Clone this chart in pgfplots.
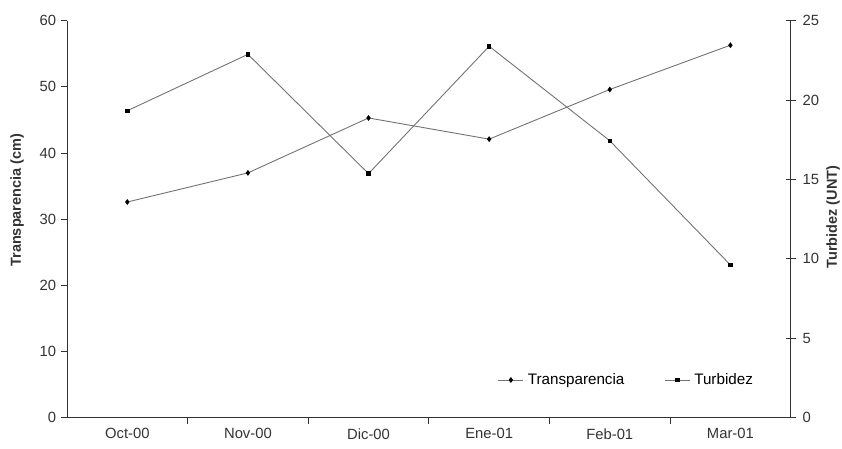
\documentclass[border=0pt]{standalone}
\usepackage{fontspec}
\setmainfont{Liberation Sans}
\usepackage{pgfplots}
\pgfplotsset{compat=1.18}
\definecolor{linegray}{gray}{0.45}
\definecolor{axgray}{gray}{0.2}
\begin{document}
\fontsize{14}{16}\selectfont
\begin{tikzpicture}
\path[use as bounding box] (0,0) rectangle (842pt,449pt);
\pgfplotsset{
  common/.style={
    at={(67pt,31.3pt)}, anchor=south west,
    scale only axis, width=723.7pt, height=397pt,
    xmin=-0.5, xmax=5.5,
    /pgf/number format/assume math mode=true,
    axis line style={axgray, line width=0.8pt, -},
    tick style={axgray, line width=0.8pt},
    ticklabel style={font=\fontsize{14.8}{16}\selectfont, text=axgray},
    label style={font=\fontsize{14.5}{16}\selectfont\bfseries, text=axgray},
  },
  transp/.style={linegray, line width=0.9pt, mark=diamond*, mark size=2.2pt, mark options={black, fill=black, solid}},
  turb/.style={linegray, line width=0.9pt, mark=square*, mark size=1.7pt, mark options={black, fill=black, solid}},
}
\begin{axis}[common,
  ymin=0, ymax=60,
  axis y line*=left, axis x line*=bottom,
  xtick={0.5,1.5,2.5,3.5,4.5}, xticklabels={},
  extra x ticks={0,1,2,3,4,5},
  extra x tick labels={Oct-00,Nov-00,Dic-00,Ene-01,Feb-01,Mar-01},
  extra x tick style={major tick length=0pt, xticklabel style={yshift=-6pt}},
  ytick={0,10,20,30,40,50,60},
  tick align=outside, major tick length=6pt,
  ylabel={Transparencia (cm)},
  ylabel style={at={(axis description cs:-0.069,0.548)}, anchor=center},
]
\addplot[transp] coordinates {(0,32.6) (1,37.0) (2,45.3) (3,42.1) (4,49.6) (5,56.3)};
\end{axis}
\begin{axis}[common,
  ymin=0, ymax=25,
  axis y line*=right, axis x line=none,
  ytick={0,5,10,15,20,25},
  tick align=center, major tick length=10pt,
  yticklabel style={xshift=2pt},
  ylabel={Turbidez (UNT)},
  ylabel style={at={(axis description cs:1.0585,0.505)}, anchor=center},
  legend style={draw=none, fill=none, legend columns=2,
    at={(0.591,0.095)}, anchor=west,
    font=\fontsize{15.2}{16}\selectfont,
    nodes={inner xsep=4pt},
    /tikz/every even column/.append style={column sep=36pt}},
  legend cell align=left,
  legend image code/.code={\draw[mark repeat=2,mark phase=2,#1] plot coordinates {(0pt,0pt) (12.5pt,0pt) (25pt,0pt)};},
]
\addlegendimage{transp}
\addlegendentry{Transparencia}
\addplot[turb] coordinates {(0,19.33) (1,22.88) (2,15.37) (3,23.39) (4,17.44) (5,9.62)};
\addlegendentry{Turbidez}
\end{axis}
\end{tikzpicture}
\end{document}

──────────

**STATED EXERCISE:** Repeat the data in full and exactly. Omit pictures.

**REPLY TO THE EXERCISE:**
Clone this chart in pgfplots.
\documentclass[border=0pt]{standalone}
\usepackage{fontspec}
\setmainfont{Liberation Sans}
\usepackage{pgfplots}
\pgfplotsset{compat=1.18}
\definecolor{linegray}{gray}{0.45}
\definecolor{axgray}{gray}{0.2}
\begin{document}
\fontsize{14}{16}\selectfont
\begin{tikzpicture}
\path[use as bounding box] (0,0) rectangle (842pt,449pt);
\pgfplotsset{
  common/.style={
    at={(67pt,31.3pt)}, anchor=south west,
    scale only axis, width=723.7pt, height=397pt,
    xmin=-0.5, xmax=5.5,
    /pgf/number format/assume math mode=true,
    axis line style={axgray, line width=0.8pt, -},
    tick style={axgray, line width=0.8pt},
    ticklabel style={font=\fontsize{14.8}{16}\selectfont, text=axgray},
    label style={font=\fontsize{14.5}{16}\selectfont\bfseries, text=axgray},
  },
  transp/.style={linegray, line width=0.9pt, mark=diamond*, mark size=2.2pt, mark options={black, fill=black, solid}},
  turb/.style={linegray, line width=0.9pt, mark=square*, mark size=1.7pt, mark options={black, fill=black, solid}},
}
\begin{axis}[common,
  ymin=0, ymax=60,
  axis y line*=left, axis x line*=bottom,
  xtick={0.5,1.5,2.5,3.5,4.5}, xticklabels={},
  extra x ticks={0,1,2,3,4,5},
  extra x tick labels={Oct-00,Nov-00,Dic-00,Ene-01,Feb-01,Mar-01},
  extra x tick style={major tick length=0pt, xticklabel style={yshift=-6pt}},
  ytick={0,10,20,30,40,50,60},
  tick align=outside, major tick length=6pt,
  ylabel={Transparencia (cm)},
  ylabel style={at={(axis description cs:-0.069,0.548)}, anchor=center},
]
\addplot[transp] coordinates {(0,32.6) (1,37.0) (2,45.3) (3,42.1) (4,49.6) (5,56.3)};
\end{axis}
\begin{axis}[common,
  ymin=0, ymax=25,
  axis y line*=right, axis x line=none,
  ytick={0,5,10,15,20,25},
  tick align=center, major tick length=10pt,
  yticklabel style={xshift=2pt},
  ylabel={Turbidez (UNT)},
  ylabel style={at={(axis description cs:1.0585,0.505)}, anchor=center},
  legend style={draw=none, fill=none, legend columns=2,
    at={(0.591,0.095)}, anchor=west,
    font=\fontsize{15.2}{16}\selectfont,
    nodes={inner xsep=4pt},
    /tikz/every even column/.append style={column sep=36pt}},
  legend cell align=left,
  legend image code/.code={\draw[mark repeat=2,mark phase=2,#1] plot coordinates {(0pt,0pt) (12.5pt,0pt) (25pt,0pt)};},
]
\addlegendimage{transp}
\addlegendentry{Transparencia}
\addplot[turb] coordinates {(0,19.33) (1,22.88) (2,15.37) (3,23.39) (4,17.44) (5,9.62)};
\addlegendentry{Turbidez}
\end{axis}
\end{tikzpicture}
\end{document}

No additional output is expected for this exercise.